Dans son approche classique de financement des PME, la banque se heurte à des limites induites par ses ratios prudentiels et son aversion naturelle au risque. «Là aussi, suggère le responsable de Proparco, il y a toute une gamme d’instruments pour augmenter les quotités de garanties de par exemple 50 à 80%».
Pour sa part, Nicolas Kazadi, ministre des Finances de la RDC, met les uns et les autres d’accord sur le nécessité de créer un vrai écosystème. «La question de financement est d’abord une question de qualité de projets. Notre rôle en tant que secteur privé c’est d’accélérer l’écosystème avec des fonds de garantie , des incubateurs…».
Partageant le point de vue du ministre congolais, Amine Bouabid, CEO de Bank Of Africa Group, estime que la question est psychologique. « Nous avons plutôt un problème d’aversion au risque et de mindset. Nous n’avons pas pu construire un écosystème des PME». Et le banquier d’appeler ses pairs à ne pas laisser leur métier leur filer des doigts. «Il ne faut pas que les fonds de garantie fasse de la gestion du risque et nous qu’on fasse seulement l’usine». Le débat est posé .
Le modèle tout terrain tout inclusif
Dans un contexte, rappelait le président togolais Faure Essozimna GNASSINGBÉ, le 28 novembre 2022, à l’ouverture de la conférence, de hausse spectaculaire des taux de la FED, attendus à 4,5% à la fin 2022, contre des prévisions de 0,75% établis au début de l’année par les économistes les plus pessimistes, il est urgent que les acteurs de la finance apportent des solutions pratiques au financement du commerce africain. Du reste, la dynamique de fond reste la recherche de modèles inclusifs capables de drainer l’épargne et d’attaquer le mass market.
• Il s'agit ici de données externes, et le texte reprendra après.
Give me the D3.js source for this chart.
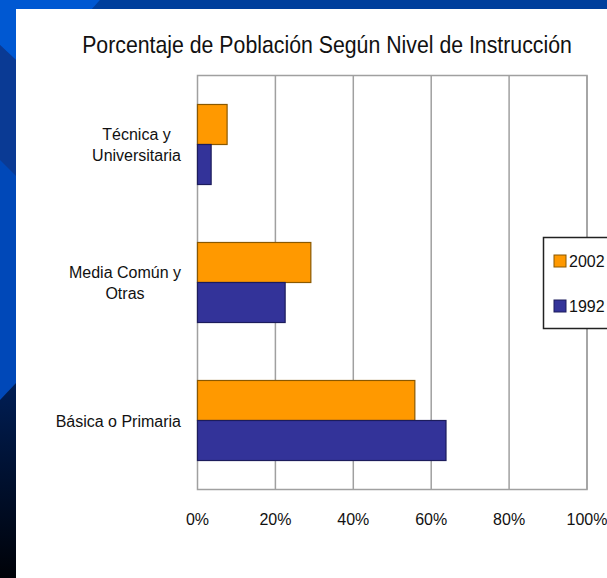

Pour cela, une accélération réglementaire est nécessaire pour une inter-operabilité complète entre les telecos, les banques et les Fintech. D’un autre côté, comme l’a rappelé Mohamed Ba, directeur de Sunu Bank, il faudrait que les compagnies d’assurance puissent pouvoir sortir de leurs marchés natifs et envisager leurs politiques de placements sur des zones plus larges.
Innovation technologique
En définitive, la solution tant de la collecte de l’épargne, de la mobilisation des financements que du financement de l’économie viendra des innovations technologiques. “Nous devons travailler avec les banques pour voir comment elles peuvent leverager sur les blochajn. Ensuite voir avec les PME comment elles peuvent améliorer la tenue de leurs comptes”.
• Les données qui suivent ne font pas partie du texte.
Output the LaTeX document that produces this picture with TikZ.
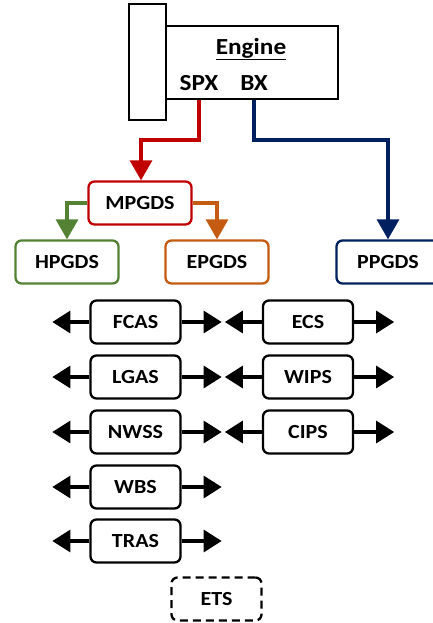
\documentclass[tikz,border=0pt]{standalone}
\usepackage{fontspec}
\setmainfont{Carlito}[FakeStretch=1.1]
\usetikzlibrary{positioning,calc,arrows.meta}
\definecolor{spxred}{RGB}{192,0,0}
\definecolor{bxblue}{RGB}{0,32,96}
\definecolor{hgreen}{RGB}{84,130,53}
\definecolor{eorange}{RGB}{197,90,17}
\tikzset{
  lbl/.style={font=\bfseries\fontsize{23}{27}\selectfont, inner sep=0pt},
  box/.style={
    draw,
    rounded corners=6pt,
    line width=2.3pt,
    minimum width=90pt,
    minimum height=43pt,
    font=\bfseries\fontsize{20}{24}\selectfont
    },
  wide/.style={box, minimum width=103pt},
  feed/.style={line width=3.2pt, -{Triangle[length=20pt,width=22pt]}},
  side/.style={line width=3.2pt, -{Triangle[length=18pt,width=22pt]}},
}

\begin{document}
\begin{tikzpicture}[x=1pt,y=-1pt]
    \useasboundingbox (0,0) rectangle (433,623);

    % engine block
    \node [draw, line width=2.3pt, minimum width=172pt, minimum height=73pt] (eng) at (252,62.5) {};
    \node [draw, fill=white, line width=2.3pt, minimum width=37pt, minimum height=116pt] (hub) at (147.5,62) {};
    \node [lbl] (title) at (251,49) {\underline{Engine}};
    \node [lbl] (spx) at (199,83) {SPX};
    \node [lbl] (bx) at (254,83) {BX};

    % power distribution
    \node [wide, draw=spxred] (mpgds) at (140,203) {MPGDS};
    \node [wide, draw=hgreen] (hpgds) at (67,262) {HPGDS};
    \node [wide, draw=eorange] (epgds) at (217,262) {EPGDS};
    \node [wide, draw=bxblue] (ppgds) at (388,262) {PPGDS};

    \draw [feed, spxred] (eng.south -| spx) |- (141,140) -- (141,140 |- mpgds.north);
    \draw [feed, bxblue] (eng.south -| bx) |- (ppgds.north |- 0,140) -- (ppgds.north);
    \draw [feed, hgreen] (mpgds.west) -| (hpgds.north);
    \draw [feed, eorange] (mpgds.east) -| (epgds.north);

    % systems
    \foreach \n/\t/\x/\y in {fcas/FCAS/135.5/322, lgas/LGAS/135.5/377, nwss/NWSS/135.5/432,
                             wbs/WBS/135.5/487, tras/TRAS/135.5/541,
                             ecs/ECS/308/322, wips/WIPS/308/377, cips/CIPS/308/432}
    {
        \node [box] (\n) at (\x,\y) {\t};
        \draw [side] (\n.west) -- ++(-37,0);
        \draw [side] (\n.east) -- ++(40,0);
    }

    \node [box, dashed, dash pattern=on 8pt off 5pt] (ets) at (216.5,599) {ETS};

\end{tikzpicture}
\end{document}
Au-delà, les marchés financiers qu’il reste à connecter (Amir Ben Yahmed, CEO de Jeune Afrique a rendu un hommage appuyé à Afreximbank pour le PAPS, système de paiement et en compensation en devises africaines et la BRVM chef de file de l’interconnexion de 7 marchés) et à doter d’outils permettant de transformer l’épargne à court terme logée à vue dans les comptes bancaires en capitaux à long terme. Au final, l’on retombe toujours sur l’aspect psychologique comme frein. Comment convaincre les banques à accepter du collatéral autre que foncier ? Il en faudra beaucoup plus que de l’advocacy pour les convaincre d’accepter le moving asset ou le stock en garantie. D’ici là le rapport coût/bénéfice des PME pour la formalisation se sera sans doute amélioré.
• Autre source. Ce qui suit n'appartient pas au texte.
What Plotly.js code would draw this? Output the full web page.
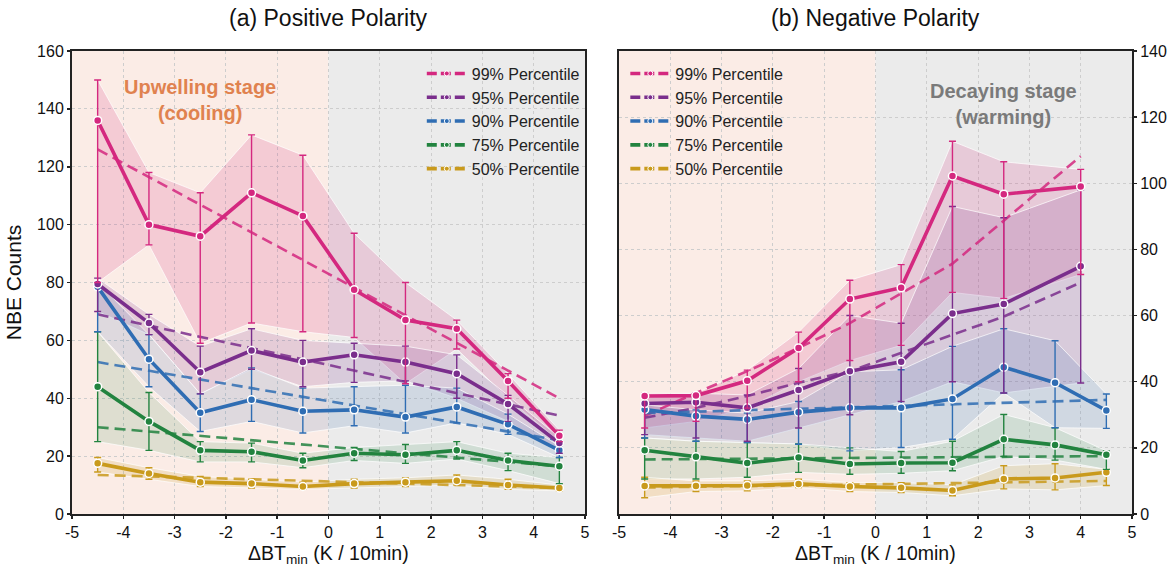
<!DOCTYPE html>
<html>
<head>
<meta charset="utf-8">
<script src="https://cdn.plot.ly/plotly-3.0.1.min.js"></script>
<style>html,body{margin:0;padding:0;background:#fff;}#chart{width:1172px;height:570px;}</style>
</head>
<body>
<div id="chart"></div>
<script>
// ---------- data ----------
const seriesNames = ["99% Percentile", "95% Percentile", "90% Percentile", "75% Percentile", "50% Percentile"];
const xTickVals = [-5, -4, -3, -2, -1, 0, 1, 2, 3, 4, 5];
const xTickText = ["-5", "-4", "-3", "-2", "-1", "0", "1", "2", "3", "4", "5"];

// (a) Positive polarity
const posX = [-4.5, -3.5, -2.5, -1.5, -0.5, 0.5, 1.5, 2.5, 3.5, 4.5];
const pos99 = [136, 100, 96, 111, 103, 77.5, 67, 64, 46, 27];
const pos99Up = [150, 118, 111, 131, 124, 97, 80, 67, 48.5, 29];
const pos99Lo = [80, 93, 59, 66, 63, 61, 45, 57, 40, 25];
const pos95 = [79.5, 66, 49, 56.5, 52.5, 55, 52.5, 48.5, 38, 24.5];
const pos95Up = [81.5, 69, 58, 64, 60, 59, 58, 55, 41, 26.5];
const pos95Lo = [70, 62, 41.5, 50, 44, 45.5, 46, 40, 32, 21];
const pos90 = [78.5, 53.5, 35, 39.5, 35.5, 36, 33.5, 37, 31, 22];
const pos90Up = [80, 62, 41.5, 50.5, 43.5, 44, 44.5, 43.5, 34.5, 23.5];
const pos90Lo = [63, 44, 28.5, 32, 28, 30.5, 28, 31.5, 27.5, 19.5];
const pos75 = [44, 32, 22, 21.5, 18.5, 21, 20.5, 22, 18.5, 16.5];
const pos75Up = [63, 42, 25, 24.5, 21, 23, 24, 25, 21, 19.5];
const pos75Lo = [25, 22, 18, 18, 16, 18.5, 17.5, 19, 15, 10.5];
const pos50 = [17.5, 14, 11, 10.5, 9.5, 10.5, 11, 11.5, 10, 9];
const pos50Up = [19.5, 16, 13, 12, 11, 12, 12.5, 13.5, 12, 10];
const pos50Lo = [14.5, 12, 9.5, 9, 8.5, 9, 9.5, 10, 8.5, 8];
const posFitX = [-4.5, 4.5];
const pos99Fit = [126, 40];
const pos95Fit = [69, 34];
const pos90Fit = [52.5, 25.5];
const pos75Fit = [30, 16.5];
const pos50Fit = [13.5, 9];

// (b) Negative polarity
const negXShort = [-4.5, -3.5, -2.5, -1.5, -0.5, 0.5, 1.5, 2.5, 4.0];
const negX = [-4.5, -3.5, -2.5, -1.5, -0.5, 0.5, 1.5, 2.5, 3.5, 4.5];
const neg99 = [35.7, 35.8, 40.3, 50.2, 65, 68.4, 102.2, 96.7, 99];
const neg99Up = [36.5, 36.5, 43.5, 55, 70.7, 75.4, 112.7, 106.5, 104.2];
const neg99Lo = [26, 28, 32, 40, 46.4, 51, 67, 65.2, 72.4];
const neg99Fit = [29.7, 36.6, 43.2, 50.2, 57.7, 66.7, 75.7, 88.7, 108.2];
const neg95 = [33.4, 33.8, 32.1, 37.5, 43.2, 46, 60.6, 63.5, 74.9];
const neg95Up = [36, 36.5, 36, 44, 60, 57.7, 93, 89.6, 98];
const neg95Lo = [24, 23, 22, 26, 30, 34, 40, 36.6, 39.6];
const neg95Fit = [29.1, 32.1, 35.7, 39.7, 43.2, 48.7, 54, 59.7, 70];
const neg90 = [31.6, 29.6, 28.6, 30.8, 32.1, 32.1, 34.8, 44.4, 39.7, 31.3];
const neg90Up = [33, 31.5, 30.5, 34, 43, 43.6, 50.7, 56, 52.4, 36.3];
const neg90Lo = [23, 22, 21.6, 21.1, 19.1, 20.1, 22.6, 36.6, 26.1, 25.9];
const neg75 = [19.3, 17.3, 15.4, 17.1, 15.1, 15.4, 15.5, 22.6, 20.9, 17.9];
const neg75Up = [23, 22, 21.6, 21.2, 20, 18.9, 22, 30.1, 26.1, 19.1];
const neg75Lo = [10.6, 10.6, 11.1, 12.6, 12, 12.3, 13.1, 17.4, 16.3, 13.5];
const neg50 = [8.5, 8.5, 8.6, 9.1, 8.3, 7.9, 7.1, 10.6, 10.9, 12.6];
const neg50Up = [11.1, 10, 10, 10.5, 9.5, 9.5, 8.8, 14.6, 15.2, 13.5];
const neg50Lo = [4.9, 6.8, 7, 8, 6.8, 6.5, 5.5, 7.6, 7.3, 8.6];
const negFitX = [-4.5, 4.5];
const neg90Fit = [30.5, 34.5];
const neg75Fit = [16.5, 17.5];
const neg50Fit = [8, 10];

// ---------- styling ----------
const colors = ["#d4287f", "#7a2e8c", "#2f6db3", "#22833f", "#c99a1c"];
const bandColors = ["rgba(212,40,127,0.17)", "rgba(122,46,140,0.17)", "rgba(47,109,179,0.14)", "rgba(34,131,63,0.13)", "rgba(201,154,28,0.17)"];
const FONT = "Liberation Sans, Arial, Helvetica, sans-serif";

const traces = [];
function band(xa, ya, x, up, lo, i) {
  traces.push({
    x: x.concat(x.slice().reverse()),
    y: up.concat(lo.slice().reverse()),
    xaxis: xa, yaxis: ya, type: "scatter", mode: "lines",
    fill: "toself", fillcolor: bandColors[i],
    line: {color: "rgba(255,255,255,0.7)", width: 1},
    hoverinfo: "skip", showlegend: false
  });
}
function fit(xa, ya, x, y, i) {
  traces.push({
    x: x, y: y, xaxis: xa, yaxis: ya, type: "scatter", mode: "lines",
    line: {color: colors[i], width: 2.6, dash: "11px,6px"},
    opacity: 0.85, showlegend: false
  });
}
function meanLine(xa, ya, x, m, up, lo, i) {
  traces.push({
    x: x, y: m, xaxis: xa, yaxis: ya, type: "scatter", mode: "lines+markers",
    line: {color: colors[i], width: 3.6},
    marker: {color: colors[i], size: 8, line: {color: "#ffffff", width: 1.5}},
    error_y: {type: "data", symmetric: false,
      array: up.map((u, k) => u - m[k]),
      arrayminus: lo.map((l, k) => m[k] - l),
      color: colors[i], thickness: 1.4, width: 3.5},
    showlegend: false
  });
}

const posSets = [
  [pos99, pos99Up, pos99Lo, pos99Fit],
  [pos95, pos95Up, pos95Lo, pos95Fit],
  [pos90, pos90Up, pos90Lo, pos90Fit],
  [pos75, pos75Up, pos75Lo, pos75Fit],
  [pos50, pos50Up, pos50Lo, pos50Fit]
];
const negSets = [
  [negXShort, neg99, neg99Up, neg99Lo, negXShort, neg99Fit],
  [negXShort, neg95, neg95Up, neg95Lo, negXShort, neg95Fit],
  [negX, neg90, neg90Up, neg90Lo, negFitX, neg90Fit],
  [negX, neg75, neg75Up, neg75Lo, negFitX, neg75Fit],
  [negX, neg50, neg50Up, neg50Lo, negFitX, neg50Fit]
];

posSets.forEach((s, i) => band("x", "y", posX, s[1], s[2], i));
negSets.forEach((s, i) => band("x2", "y2", s[0], s[2], s[3], i));
posSets.forEach((s, i) => fit("x", "y", posFitX, s[3], i));
negSets.forEach((s, i) => fit("x2", "y2", s[4], s[5], i));
for (let i = posSets.length - 1; i >= 0; i--) meanLine("x", "y", posX, posSets[i][0], posSets[i][1], posSets[i][2], i);
for (let i = negSets.length - 1; i >= 0; i--) meanLine("x2", "y2", negSets[i][0], negSets[i][1], negSets[i][2], negSets[i][3], i);

// legend-only entries
["legend", "legend2"].forEach((lg, j) => {
  seriesNames.forEach((name, i) => {
    traces.push({
      x: [null], y: [null], xaxis: j ? "x2" : "x", yaxis: j ? "y2" : "y",
      type: "scatter", mode: "lines+markers", name: name, legend: lg,
      line: {color: colors[i], width: 3.6, dash: "10px,4px"},
      marker: {color: colors[i], size: 5, line: {color: "#ffffff", width: 1}},
      showlegend: true
    });
  });
});

const axisCommon = {
  showline: true, linecolor: "#222", linewidth: 2, mirror: true,
  ticks: "outside", ticklen: 3, tickwidth: 1.5, tickcolor: "#222",
  showgrid: true, gridcolor: "#cdcdcd", griddash: "dot", gridwidth: 1,
  zeroline: false, tickfont: {family: FONT, size: 16, color: "#111"}
};

const layout = {
  width: 1172, height: 570,
  margin: {l: 72, r: 40, t: 51, b: 56},
  paper_bgcolor: "#ffffff", plot_bgcolor: "#ffffff",
  font: {family: FONT, color: "#111"},
  xaxis: Object.assign({}, axisCommon, {domain: [0, 0.48396], range: [-5, 5], tickvals: xTickVals, ticktext: xTickText, anchor: "y"}),
  xaxis2: Object.assign({}, axisCommon, {domain: [0.51604, 1], range: [-5, 5], tickvals: xTickVals, ticktext: xTickText, anchor: "y2"}),
  yaxis: Object.assign({}, axisCommon, {domain: [0, 1], range: [0, 160], dtick: 20, anchor: "x",
    title: {text: "NBE Counts", font: {family: FONT, size: 21, color: "#111"}, standoff: 10}}),
  yaxis2: Object.assign({}, axisCommon, {domain: [0, 1], range: [0, 140], dtick: 20, anchor: "x2", side: "right"}),
  legend: {x: 0.33, y: 0.988, xanchor: "left", yanchor: "top", bgcolor: "rgba(0,0,0,0)", borderwidth: 0,
    font: {family: FONT, size: 16, color: "#222"}, tracegroupgap: 0, itemwidth: 40},
  legend2: {x: 0.522, y: 0.988, xanchor: "left", yanchor: "top", bgcolor: "rgba(0,0,0,0)", borderwidth: 0,
    font: {family: FONT, size: 16, color: "#222"}, tracegroupgap: 0, itemwidth: 40},
  shapes: [
    {type: "rect", xref: "x", yref: "y domain", x0: -5, x1: 0, y0: 0, y1: 1, fillcolor: "#fbece6", line: {width: 0}, layer: "below"},
    {type: "rect", xref: "x", yref: "y domain", x0: 0, x1: 5, y0: 0, y1: 1, fillcolor: "#ebebeb", line: {width: 0}, layer: "below"},
    {type: "rect", xref: "x2", yref: "y2 domain", x0: -5, x1: 0, y0: 0, y1: 1, fillcolor: "#fbece6", line: {width: 0}, layer: "below"},
    {type: "rect", xref: "x2", yref: "y2 domain", x0: 0, x1: 5, y0: 0, y1: 1, fillcolor: "#ebebeb", line: {width: 0}, layer: "below"}
  ],
  annotations: [
    {text: "(a) Positive Polarity", xref: "paper", yref: "paper", x: 0.242, y: 1.072, xanchor: "center", yanchor: "middle", showarrow: false, font: {family: FONT, size: 23, color: "#111"}},
    {text: "(b) Negative Polarity", xref: "paper", yref: "paper", x: 0.758, y: 1.072, xanchor: "center", yanchor: "middle", showarrow: false, font: {family: FONT, size: 23, color: "#111"}},
    {text: "ΔBT<sub>min</sub> (K / 10min)", xref: "paper", yref: "paper", x: 0.242, y: -0.118, xanchor: "center", yanchor: "bottom", showarrow: false, font: {family: FONT, size: 19.5, color: "#111"}},
    {text: "ΔBT<sub>min</sub> (K / 10min)", xref: "paper", yref: "paper", x: 0.758, y: -0.118, xanchor: "center", yanchor: "bottom", showarrow: false, font: {family: FONT, size: 19.5, color: "#111"}},
    {text: "<b>Upwelling stage<br>(cooling)</b>", xref: "x", yref: "y", x: -2.5, y: 143, xanchor: "center", yanchor: "middle", showarrow: false, font: {family: FONT, size: 20, color: "#e0824f"}},
    {text: "<b>Decaying stage<br>(warming)</b>", xref: "x2", yref: "y2", x: 2.5, y: 124, xanchor: "center", yanchor: "middle", showarrow: false, font: {family: FONT, size: 20, color: "#7a7a7a"}}
  ],
  showlegend: true
};

Plotly.newPlot("chart", traces, layout, {displayModeBar: false, staticPlot: true});
</script>
</body>
</html>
Heureusement que les uns et les autres sont optimistes ainsi que le révèle le baromètre Africa CEO Forum réalisé avec Deloitte. Plus de 54% des banques interrogées sont optimistes pour 2023 contre 50% pour les assureurs. Sans doute dopé par la ZLECA, le moral des opérateurs financiers toutes branches confondues semble au zenith, 65% d’entre eux estimant, en dépit du risque cyber grandissant, de la montée des taux, du risque opérationnel et du risque de crédit, que leur secteur est attractif. La bonne nouvelle de ce baromètre est que les banques ne considèrent pas les Fintech comme des concurrents mais plutôt comme des partenaires. Ainsi, plus de 40% des banques classiques indiquent avoir un partenariat avec les Fintech et 40% supplémentaires souhaitent en faire à court terme alors que 63% estiment que les cryptomonnaies sont une opportunité.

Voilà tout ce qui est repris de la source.